Think of a model as a “skill” or a “lens” that kraken wears. You generally deal with two types of models. A segmentation model has the skill of seeing layout, such as distinguishing a paragraph from an illustration. A recognition model has the skill of reading a specific script or typeface, such as 17th-century French cursive. You must load the correct model for your specific documents. If you use a model trained on modern English to read medieval Latin, it will fail, just as an untrained human reader would.

Training vs. Fine-Tuning

Models acquire these skills through a process called training. Training from scratch is necessary when there is no existing model that is fairly close to what you want to achieve, e.g., if you are working with the Malayalam script and no model exists for it. The difficulty of this task depends entirely on your goals.

If you only need to recognize a specific manuscript written in a clean, uniform hand with a small alphabetic script, training a model from scratch can be surprisingly fast, often requiring only a couple of dozen pages of training data.

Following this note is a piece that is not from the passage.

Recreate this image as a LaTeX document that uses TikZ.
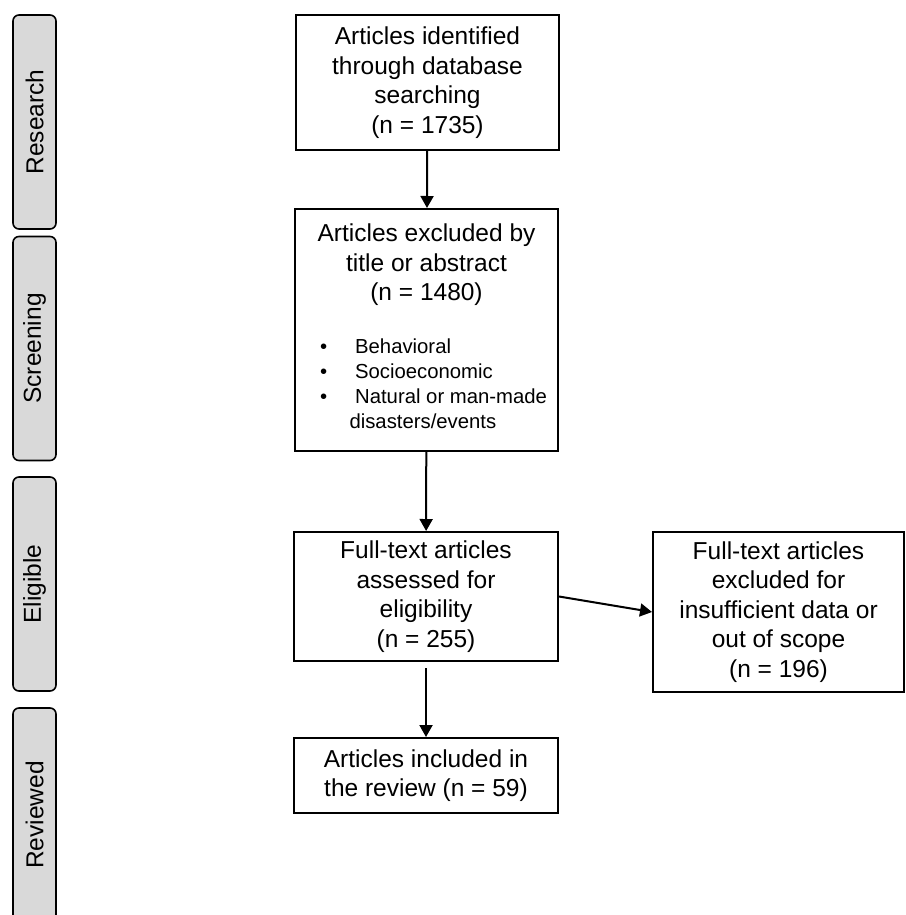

However, if you want to build a generalized model, a model capable of reading a wide variety of documents from different hands or time periods within a specific scribal culture, the requirements are much higher. This requires a careful evaluation of the textual features you want to cover and at least tens of thousands of examples to ensure the model learns to generalize across different writing styles.

In many cases, users can rely on fine-tuning. This is like taking a literate adult and teaching them to read a specific messy handwriting. You take an existing model that already knows the basics (e.g., the Latin alphabet) and show it a small number of examples from your specific documents. It updates its knowledge to specialize in your material, which is much faster than training a generalized model from scratch.

What is Training Data?

To teach kraken, both from scratch and fine-tuning, you need to provide training data, often called ground truth. This is essentially the answer key. For layout training, you provide images alongside the correct “map” of lines and regions. For text recognition training, you provide images of text lines alongside the exact digital transcription of what those lines say.

However, simply providing correct data is not enough; the data must also be digestible for the machine. While human readers can navigate complex nuances easily, machine learning models perform best when tasks are clear and distinct. For example, a layout analysis scheme with a hundred different classes that require extensive contextual knowledge will require a vast amount of training data to learn effectively and may still yield poor results. Similarly, very intricate transcription norms can be difficult for the model to reproduce. In general, it is often better to simplify your requirements to match the capabilities of the technology, using fewer, broader layout categories and standardizing transcription rules will usually result in much higher accuracy than a highly complex system.

To assist with this, the HTR-United initiative accumulates training datasets for a variety of historical material that you can use for training or as examples for your own data management.

While primarily intended as a schema for creating ATR transcription norms for training generalized recognition models, this article explains the general considerations in-depth.

Crucially, this training data is usually stored in the same formats as the output: PageXML or ALTO. The following simplified snippet of an ALTO file illustrates how layout coordinates (the baseline and polygon shape) and the transcription content are stored together:

<TextLine ID="line_1" BASELINE="50 100 450 105">
   <Shape>
      <Polygon POINTS="50,100 450,105 450,140 50,135"/>
   </Shape>
   <String CONTENT="Example of ground truth text." WC="1.0"/>
</TextLine>

This means you can generate some initial output with kraken, correct it manually using a transcription tool to create perfect ground truth files, and then feed those corrected XML files back into kraken to improve segmentation and recognition models. If your training data has errors, such as typos in your transcription, kraken will learn those errors, so high-quality ground truth is the most critical factor for good results.